The other way is to program TV for the shrinking, but still substantial group of people who don't want TV to change. There remains an audience unwilling to study quantum physics and comparative religion to watch Lost; who do not have a Slingbox stacked on a TiVo on top of an Apple TV; who simply want to turn on a TV set at the end of a long day and watch an uncomplicated damn TV show, in real time, on the hour, the way God intended. (See the 50 best inventions of 2008.)
This is CBS's audience sometimes older, sometimes not, but generally more conservative in its tastes and the network serves these people perfectly. While competitors make TV to court fickle viewers distracted by video games and the Internet, CBS with crime shows like NCIS and sitcoms like Two and a Half Men makes TV for people who like television. (How old school is The Mentalist? You can't even watch it online.)
That said, The Mentalist works because it's such an elegant example of its kind; if it's comfort food, it's prime-grade meat loaf. Much credit goes to the sly scripts, overseen by Bruno Heller (HBO's Rome), which take the viewer to familiar places by clever routes, providing a jocular corrective to the relentless noir gore of CSI et al. The mysteries are engaging but not byzantine; you can probably figure out the culprit just a step before Jane does. And who doesn't want a handsome man to make him or her feel smart?

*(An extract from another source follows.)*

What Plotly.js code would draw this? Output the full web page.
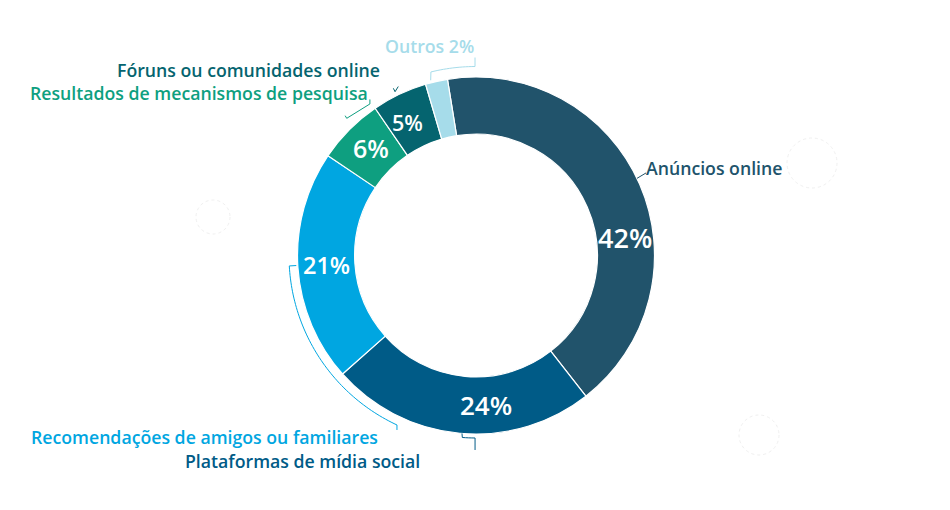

But chief credit goes to Baker, and not just because he's easy on the eyes. His (mildly) reformed flimflam man takes a cool, roguish pleasure in solving murders by reading the same tells and tics he once used to con people into thinking they were talking to dead loved ones. In one episode, he offhandedly tells a suspect woman what her type is "sporty bad boys with a hidden masochistic streak" and when she denies it, he grins and adds, matter-of-factly, "No, that was a bull's-eye."
The joy of the scene is Jane's sheer satisfaction in figuring out what makes her tick; murder or no, he'd be glad to throw in the embarrassing revelation as a freebie. There's something creepy but delightfully so about how Jane looks at the rest of us as simple machines whose gears he can see whirring on the surface. CBS, which gets a 60% female audience for The Mentalist, has sold Jane as a woman's fantasy: "Finally, a man who listens." But really and entertainingly he's more like a superman who listens in.
At this moment, the networks are finalizing their fall slates to announce to advertisers in May. Can they bring back the glory days by cloning a dozen Mentalists? Doubtful. The audience for throwback TV is limited, and CBS has close to a lock on it. But the competition is still likely to try. As Patrick Jane knows, people are greedy and prey to temptation, and they fall into predictable patterns of behavior. It doesn't take a psychic to see that.